In April, all cryptocurrency mining projects in China’s Inner Mongolia will be shut down. The decision has brought fears that the world’s second-largest economy will take more steps this year to do away with the power-hungry operation.
Previously, the region, known for its cheap power, banned new digital coin projects according to a draft plan posted on the Inner Mongolia Development and Reform Commission’s website on Feb. 25.
Despite the news, Bitcoin experienced gains on Monday, increasing as much as 5.1% in the session to $47,559.
China’s Bitcoin Mining Dominance
China accounts for 65% of the network’s total mining, which it effortlessly achieves with local chipmaking factories, inexpensive electricity, and cheap labor.
By shutting down the mining projects, China hopes to reduce energy consumption to about 1.9% in 2021. The announcement gives insights into the country’s long-term concerns over fraud, speculative bubbles, and energy waste.
The posted draft policy was published a few weeks after the National Development and Reform Commission, China’s top economic planner, called out Inner Mongolia for its inability to control energy consumption in 2019.

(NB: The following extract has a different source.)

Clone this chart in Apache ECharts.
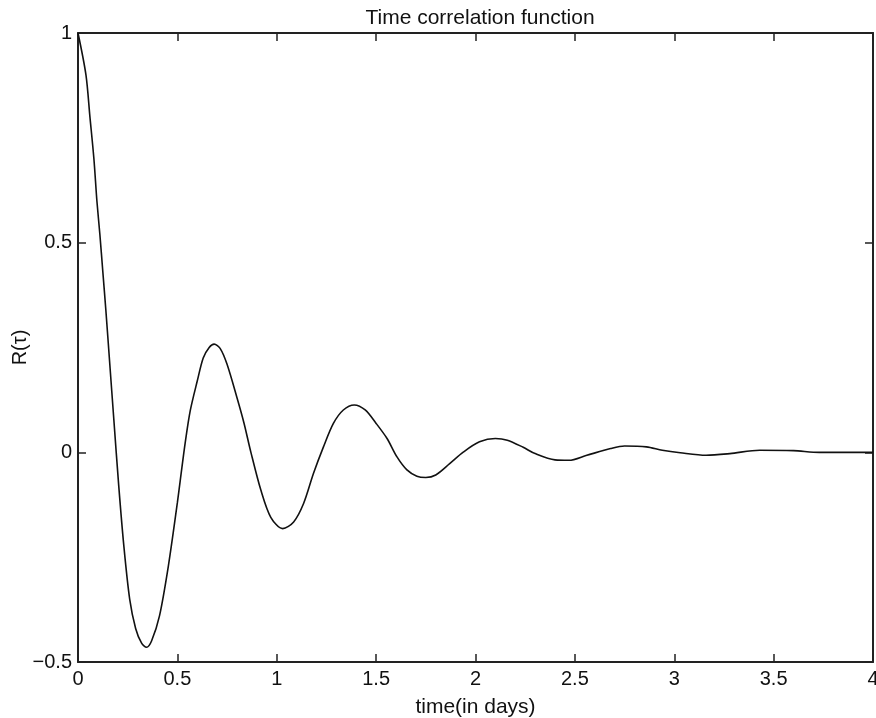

Chinese officials first outlined proposals in 2018 to discourage crypto-mining. The current draft plan states that the region aims to reduce emissions per unit of gross domestic product by 3% this year and control incremental energy consumption growth at about 5 million tons of standard coal.
Overcrowded with large coal mines, Inner Mongolia is known for its cheap energy and has attracted investment from many energy-intensive sectors such as aluminum smelting and ferroalloys over the past few decades.
According to the Bitcoin Electricity Consumption Index compiled by the University of Cambridge, the region accounts for 8% of the world’s bitcoin production capacity.
What it Means for Crypto in China
The shutdown reports are bringing around old fears. In 2017, Beijing authorities abolished initial coin offerings and clamped down on virtual currency trading within its borders, forcing many exchanges overseas.
Once the home of about 90% of trades, the country had obtained the title of the lion’s share of mining. However, since then, major players like Bitmain Technologies Ltd. have fled abroad to gain “freedom.”
It’s unclear how much energy Bitcoin uses. Cryptocurrencies are inherently difficult to trace. However, the consensus is that mining bitcoin is a very energy-intensive business. The University of Cambridge’s Center for Alternative Finance (CCAF) is researching the fast-growing cryptocurrency business.
Bitcoin’s total energy consumption is estimated at 40 to 445 terawatt-hours (TWh), with a central estimate of around 130 terawatt-hours. The UK’s electricity consumption is just over 300 TWh per year, while Argentina uses roughly the same amount of energy as CCAF’s best estimate for Bitcoin.